Pas le choix, il faut dire. Encore incapable de lancer seule un modèle d'affaires viable, l'industrie de l'enregistrement musical doit faire avec les acteurs de la nouvelle économie. Non sans heurts, force est de constater.

«Encore récemment, les plateformes (téléchargement et/ou streaming) reprochaient aux maisons de disques d'exiger des avances (d'argent) tue-la-mort afin d'exploiter leurs répertoires. Or, ces avances ont été largement revues à la baisse ces deux dernières années. On l'a constaté en France, même chez les petits labels indépendants» observe le chroniqueur spécialisé Philippe Astor, du web média ÉlectronLibre.Info, joint à Cannes au cours du week-end.

«Ces derniers mois, observe également le spécialiste français, il s'est développé des choses intéressantes dans le secteur professionnel - B to B ou business to business. Par exemple, Noomiz travaille à générer des données qualitatives sur les produits qui circulent sur la Toile. Autre exemple, E-Numerica est un marché virtuel pour l'utilisation de la musique dans tous les secteurs de la production audiovisuelle - destiné au cinéma, la télévision ou la publicité. En fait, je crois que le nerf de la guerre en 2010 sera l'innovation dans ces outils destinés à maximiser l'offre en ligne; évaluer le comportement des consommateurs, cibler les marchés là où ils se trouvent, etc.»

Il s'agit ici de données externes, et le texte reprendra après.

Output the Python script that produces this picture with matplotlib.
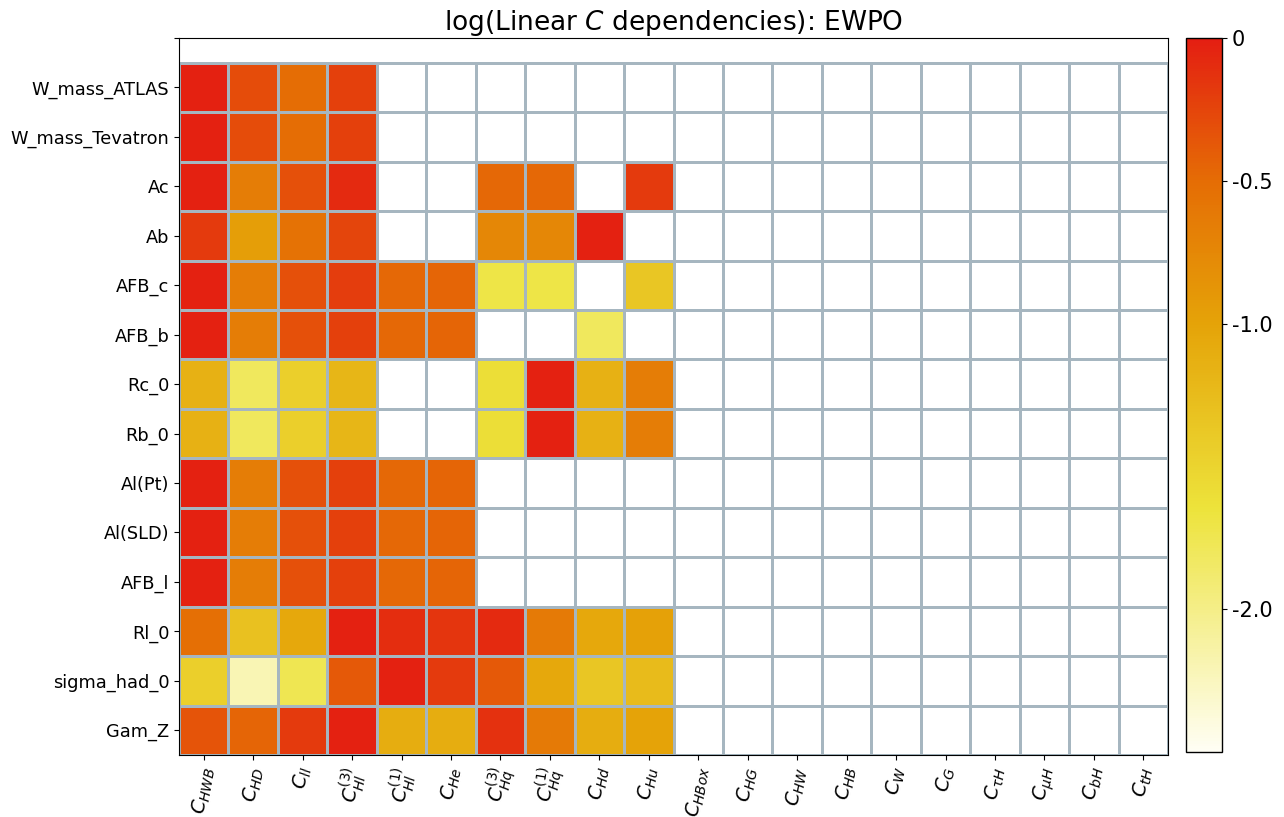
#!/usr/bin/python3

import numpy as np
import matplotlib
matplotlib.use('Agg')
import matplotlib.pyplot as plt
from matplotlib.colors import LinearSegmentedColormap

nan = np.nan

observables = ['W_mass_ATLAS', 'W_mass_Tevatron', 'Ac', 'Ab', 'AFB_c', 'AFB_b',
               'Rc_0', 'Rb_0', 'Al(Pt)', 'Al(SLD)', 'AFB_l', 'Rl_0',
               'sigma_had_0', 'Gam_Z']

coefficients = [r'$C_{HWB}$', r'$C_{HD}$', r'$C_{ll}$', r'$C_{Hl}^{(3)}$',
                r'$C_{Hl}^{(1)}$', r'$C_{He}$', r'$C_{Hq}^{(3)}$', r'$C_{Hq}^{(1)}$',
                r'$C_{Hd}$', r'$C_{Hu}$', r'$C_{HBox}$', r'$C_{HG}$', r'$C_{HW}$',
                r'$C_{HB}$', r'$C_{W}$', r'$C_{G}$', r'$C_{\tau H}$', r'$C_{\mu H}$',
                r'$C_{bH}$', r'$C_{tH}$']

# log10 of linear dependencies, only first 10 coefficients contribute
w_atlas = [-0.02, -0.30, -0.50, -0.22, nan, nan, nan, nan, nan, nan]
w_tevatron = [-0.02, -0.30, -0.50, -0.22, nan, nan, nan, nan, nan, nan]
ac = [-0.02, -0.65, -0.32, -0.08, nan, nan, -0.47, -0.47, nan, -0.18]
ab = [-0.18, -0.95, -0.55, -0.25, nan, nan, -0.75, -0.75, -0.02, nan]
afb_c = [-0.02, -0.65, -0.32, -0.20, -0.47, -0.45, -1.70, -1.70, nan, -1.35]
afb_b = [-0.02, -0.65, -0.32, -0.22, -0.47, -0.45, nan, nan, -1.80, nan]
rc_0 = [-1.15, -1.80, -1.45, -1.20, nan, nan, -1.60, -0.02, -1.15, -0.65]
rb_0 = [-1.15, -1.80, -1.45, -1.20, nan, nan, -1.60, -0.02, -1.15, -0.65]
al_pt = [-0.02, -0.65, -0.32, -0.22, -0.47, -0.45, nan, nan, nan, nan]
al_sld = [-0.02, -0.65, -0.32, -0.22, -0.47, -0.45, nan, nan, nan, nan]
afb_l = [-0.02, -0.65, -0.32, -0.22, -0.47, -0.45, nan, nan, nan, nan]
rl_0 = [-0.52, -1.30, -1.05, -0.02, -0.10, -0.15, -0.08, -0.62, -1.05, -0.98]
sigma_had_0 = [-1.45, -2.20, -1.75, -0.38, -0.02, -0.18, -0.38, -1.05, -1.35, -1.25]
gam_z = [-0.35, -0.45, -0.18, -0.02, -1.10, -1.10, -0.12, -0.62, -1.10, -1.00]

rows = [w_atlas, w_tevatron, ac, ab, afb_c, afb_b, rc_0, rb_0, al_pt, al_sld,
        afb_l, rl_0, sigma_had_0, gam_z]

cbar_ticks = [0, -0.5, -1.0, -2.0]
cbar_labels = ['0', '-0.5', '-1.0', '-2.0']


def main():
	n_rows = len(observables)
	n_cols = len(coefficients)

	data = np.full((n_rows, n_cols), np.nan)
	for i, r in enumerate(rows):
		data[i, :len(r)] = r
	data = np.ma.masked_invalid(data)

	cmap = LinearSegmentedColormap.from_list('ewpo', [
		(0.0, '#fffef4'),
		(0.34, '#ede33b'),
		(0.6, '#e5a308'),
		(0.8, '#e56d05'),
		(1.0, '#e41e12')])
	cmap.set_bad('white')

	fig = plt.figure(figsize=(12.84, 8.17), dpi=100)
	ax = fig.add_axes([0.1394, 0.0759, 0.7703, 0.8776])
	cax = fig.add_axes([0.9237, 0.0796, 0.028, 0.874])

	mesh = ax.pcolormesh(np.arange(n_cols + 1), np.arange(n_rows + 1), data,
	                     cmap=cmap, vmin=-2.5, vmax=0,
	                     edgecolors='#a6b6c0', linewidth=0.85)

	ax.set_xlim(0, n_cols)
	ax.set_ylim(n_rows, -0.5)

	ax.set_xticks(np.arange(n_cols) + 0.5)
	ax.set_xticklabels(coefficients, rotation=80, fontsize=14)
	ax.set_yticks([-0.5] + list(np.arange(n_rows) + 0.5))
	ax.set_yticklabels([''] + observables, fontsize=12.8)

	ax.set_title('log(Linear $C$ dependencies): EWPO', fontsize=19)

	cb = fig.colorbar(mesh, cax=cax)
	cb.set_ticks(cbar_ticks)
	cb.set_ticklabels(cbar_labels)
	cb.ax.tick_params(labelsize=15)
	cb.outline.set_linewidth(1.0)

	plt.savefig('out.png', dpi=100)
	plt.close()

	return


if __name__ == '__main__':
	main()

Par ailleurs, l'IFPI déplore l'effet du piratage sur les artistes émergents de plusieurs marchés importants. En Espagne, les ventes de musique d'artistes du top 50 national auraient chuté de 65% entre 2004 et 2009. En France, on estime que le quart de la population télécharge illégalement, ce qui a engendré un déclin de 60% des sorties d'album entre 2003 et 2009. Au Brésil, les albums locaux produits par les majors ont chuté de 80% depuis 2005.

Voilà pourquoi l'association des majors exprime un besoin urgent afin qu'on actualise les lois sur le droit d'auteur en responsabilisant les fournisseurs d'accès et de service Internet - c'est-à-dire que ces derniers soient obligatoirement impliqués dans le pistage des internautes déviants. En ce sens, l'IFPI se réjouit que les gouvernements adoptent de plus en plus de lois exigeant la responsabilité des fournisseurs - la France, la Corée du sud, Taiwan, bientôt le Royaume-Uni et la Nouvelle Zélande. Cela étant, l'association estime que ce progrès devrait être beaucoup plus rapide qu'il ne l'est.

«Il serait très bien d'annoncer que ces innovations se traduisent par de plus gros investissements dans le développement artistique, par un nombre accru d'emplois. Malheureusement, ce n'est pas le cas. Le piratage en ligne demeure une immense barrière pour la croissance du marché et génère une érosion constante de l'investissement dans les musiques locales», déplore le Britannique John Kennedy, président de l'IFPI.